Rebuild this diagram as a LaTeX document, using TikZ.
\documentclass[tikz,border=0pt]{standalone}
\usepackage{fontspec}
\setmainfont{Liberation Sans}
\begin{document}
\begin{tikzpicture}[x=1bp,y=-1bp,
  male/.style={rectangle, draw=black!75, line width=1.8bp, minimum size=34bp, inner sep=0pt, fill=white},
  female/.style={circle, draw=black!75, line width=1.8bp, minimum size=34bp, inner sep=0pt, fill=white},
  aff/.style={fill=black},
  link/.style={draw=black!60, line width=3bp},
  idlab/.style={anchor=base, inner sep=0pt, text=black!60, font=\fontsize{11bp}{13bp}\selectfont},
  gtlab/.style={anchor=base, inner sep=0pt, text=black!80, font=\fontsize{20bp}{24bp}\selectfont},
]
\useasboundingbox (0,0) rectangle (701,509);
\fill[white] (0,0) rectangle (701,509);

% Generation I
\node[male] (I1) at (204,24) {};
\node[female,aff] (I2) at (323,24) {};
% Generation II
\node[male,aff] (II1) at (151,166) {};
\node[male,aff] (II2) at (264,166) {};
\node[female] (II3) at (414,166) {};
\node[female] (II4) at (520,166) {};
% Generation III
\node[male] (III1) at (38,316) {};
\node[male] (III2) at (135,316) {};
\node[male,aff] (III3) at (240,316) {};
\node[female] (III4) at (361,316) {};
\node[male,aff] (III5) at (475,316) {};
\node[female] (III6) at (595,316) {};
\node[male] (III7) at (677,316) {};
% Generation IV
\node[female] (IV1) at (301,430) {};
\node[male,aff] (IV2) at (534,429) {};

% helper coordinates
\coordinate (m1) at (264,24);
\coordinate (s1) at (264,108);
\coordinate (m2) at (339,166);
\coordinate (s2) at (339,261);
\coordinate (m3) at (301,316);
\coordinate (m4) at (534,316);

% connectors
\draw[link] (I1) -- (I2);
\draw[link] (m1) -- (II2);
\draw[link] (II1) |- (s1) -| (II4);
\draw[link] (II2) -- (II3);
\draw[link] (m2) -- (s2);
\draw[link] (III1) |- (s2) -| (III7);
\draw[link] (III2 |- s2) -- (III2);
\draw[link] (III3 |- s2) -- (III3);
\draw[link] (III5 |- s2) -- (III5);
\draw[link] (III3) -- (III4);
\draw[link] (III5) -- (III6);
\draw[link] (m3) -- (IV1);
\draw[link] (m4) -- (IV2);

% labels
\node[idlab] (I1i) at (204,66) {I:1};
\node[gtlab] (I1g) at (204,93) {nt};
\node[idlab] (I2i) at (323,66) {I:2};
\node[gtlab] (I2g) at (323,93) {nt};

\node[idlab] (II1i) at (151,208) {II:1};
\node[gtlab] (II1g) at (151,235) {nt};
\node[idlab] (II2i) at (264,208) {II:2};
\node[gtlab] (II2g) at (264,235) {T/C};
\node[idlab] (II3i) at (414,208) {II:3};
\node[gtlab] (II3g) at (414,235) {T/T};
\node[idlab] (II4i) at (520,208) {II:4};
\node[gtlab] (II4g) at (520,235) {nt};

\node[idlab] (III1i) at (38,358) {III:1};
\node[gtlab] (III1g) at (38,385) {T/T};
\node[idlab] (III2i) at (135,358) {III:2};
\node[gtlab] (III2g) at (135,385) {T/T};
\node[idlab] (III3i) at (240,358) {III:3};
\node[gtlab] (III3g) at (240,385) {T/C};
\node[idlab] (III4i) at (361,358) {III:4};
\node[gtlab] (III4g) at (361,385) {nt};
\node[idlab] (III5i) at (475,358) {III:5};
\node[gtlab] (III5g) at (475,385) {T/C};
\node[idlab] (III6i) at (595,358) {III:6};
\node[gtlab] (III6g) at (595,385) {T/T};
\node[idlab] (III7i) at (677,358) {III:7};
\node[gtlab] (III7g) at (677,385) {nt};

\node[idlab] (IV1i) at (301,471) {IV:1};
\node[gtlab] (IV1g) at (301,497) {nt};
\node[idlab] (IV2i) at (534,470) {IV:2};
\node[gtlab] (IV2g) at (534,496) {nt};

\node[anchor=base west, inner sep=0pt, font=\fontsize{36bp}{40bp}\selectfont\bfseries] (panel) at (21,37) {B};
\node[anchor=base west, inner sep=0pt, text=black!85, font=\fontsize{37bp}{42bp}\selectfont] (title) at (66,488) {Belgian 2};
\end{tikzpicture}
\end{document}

◇ ◇ ◇ ◇ ◇

EXERCISE OBJECTIVE: Can you give every line above again, exactly as written?

OUTPUT OF THE TASK:
Rebuild this diagram as a LaTeX document, using TikZ.
\documentclass[tikz,border=0pt]{standalone}
\usepackage{fontspec}
\setmainfont{Liberation Sans}
\begin{document}
\begin{tikzpicture}[x=1bp,y=-1bp,
  male/.style={rectangle, draw=black!75, line width=1.8bp, minimum size=34bp, inner sep=0pt, fill=white},
  female/.style={circle, draw=black!75, line width=1.8bp, minimum size=34bp, inner sep=0pt, fill=white},
  aff/.style={fill=black},
  link/.style={draw=black!60, line width=3bp},
  idlab/.style={anchor=base, inner sep=0pt, text=black!60, font=\fontsize{11bp}{13bp}\selectfont},
  gtlab/.style={anchor=base, inner sep=0pt, text=black!80, font=\fontsize{20bp}{24bp}\selectfont},
]
\useasboundingbox (0,0) rectangle (701,509);
\fill[white] (0,0) rectangle (701,509);

% Generation I
\node[male] (I1) at (204,24) {};
\node[female,aff] (I2) at (323,24) {};
% Generation II
\node[male,aff] (II1) at (151,166) {};
\node[male,aff] (II2) at (264,166) {};
\node[female] (II3) at (414,166) {};
\node[female] (II4) at (520,166) {};
% Generation III
\node[male] (III1) at (38,316) {};
\node[male] (III2) at (135,316) {};
\node[male,aff] (III3) at (240,316) {};
\node[female] (III4) at (361,316) {};
\node[male,aff] (III5) at (475,316) {};
\node[female] (III6) at (595,316) {};
\node[male] (III7) at (677,316) {};
% Generation IV
\node[female] (IV1) at (301,430) {};
\node[male,aff] (IV2) at (534,429) {};

% helper coordinates
\coordinate (m1) at (264,24);
\coordinate (s1) at (264,108);
\coordinate (m2) at (339,166);
\coordinate (s2) at (339,261);
\coordinate (m3) at (301,316);
\coordinate (m4) at (534,316);

% connectors
\draw[link] (I1) -- (I2);
\draw[link] (m1) -- (II2);
\draw[link] (II1) |- (s1) -| (II4);
\draw[link] (II2) -- (II3);
\draw[link] (m2) -- (s2);
\draw[link] (III1) |- (s2) -| (III7);
\draw[link] (III2 |- s2) -- (III2);
\draw[link] (III3 |- s2) -- (III3);
\draw[link] (III5 |- s2) -- (III5);
\draw[link] (III3) -- (III4);
\draw[link] (III5) -- (III6);
\draw[link] (m3) -- (IV1);
\draw[link] (m4) -- (IV2);

% labels
\node[idlab] (I1i) at (204,66) {I:1};
\node[gtlab] (I1g) at (204,93) {nt};
\node[idlab] (I2i) at (323,66) {I:2};
\node[gtlab] (I2g) at (323,93) {nt};

\node[idlab] (II1i) at (151,208) {II:1};
\node[gtlab] (II1g) at (151,235) {nt};
\node[idlab] (II2i) at (264,208) {II:2};
\node[gtlab] (II2g) at (264,235) {T/C};
\node[idlab] (II3i) at (414,208) {II:3};
\node[gtlab] (II3g) at (414,235) {T/T};
\node[idlab] (II4i) at (520,208) {II:4};
\node[gtlab] (II4g) at (520,235) {nt};

\node[idlab] (III1i) at (38,358) {III:1};
\node[gtlab] (III1g) at (38,385) {T/T};
\node[idlab] (III2i) at (135,358) {III:2};
\node[gtlab] (III2g) at (135,385) {T/T};
\node[idlab] (III3i) at (240,358) {III:3};
\node[gtlab] (III3g) at (240,385) {T/C};
\node[idlab] (III4i) at (361,358) {III:4};
\node[gtlab] (III4g) at (361,385) {nt};
\node[idlab] (III5i) at (475,358) {III:5};
\node[gtlab] (III5g) at (475,385) {T/C};
\node[idlab] (III6i) at (595,358) {III:6};
\node[gtlab] (III6g) at (595,385) {T/T};
\node[idlab] (III7i) at (677,358) {III:7};
\node[gtlab] (III7g) at (677,385) {nt};

\node[idlab] (IV1i) at (301,471) {IV:1};
\node[gtlab] (IV1g) at (301,497) {nt};
\node[idlab] (IV2i) at (534,470) {IV:2};
\node[gtlab] (IV2g) at (534,496) {nt};

\node[anchor=base west, inner sep=0pt, font=\fontsize{36bp}{40bp}\selectfont\bfseries] (panel) at (21,37) {B};
\node[anchor=base west, inner sep=0pt, text=black!85, font=\fontsize{37bp}{42bp}\selectfont] (title) at (66,488) {Belgian 2};
\end{tikzpicture}
\end{document}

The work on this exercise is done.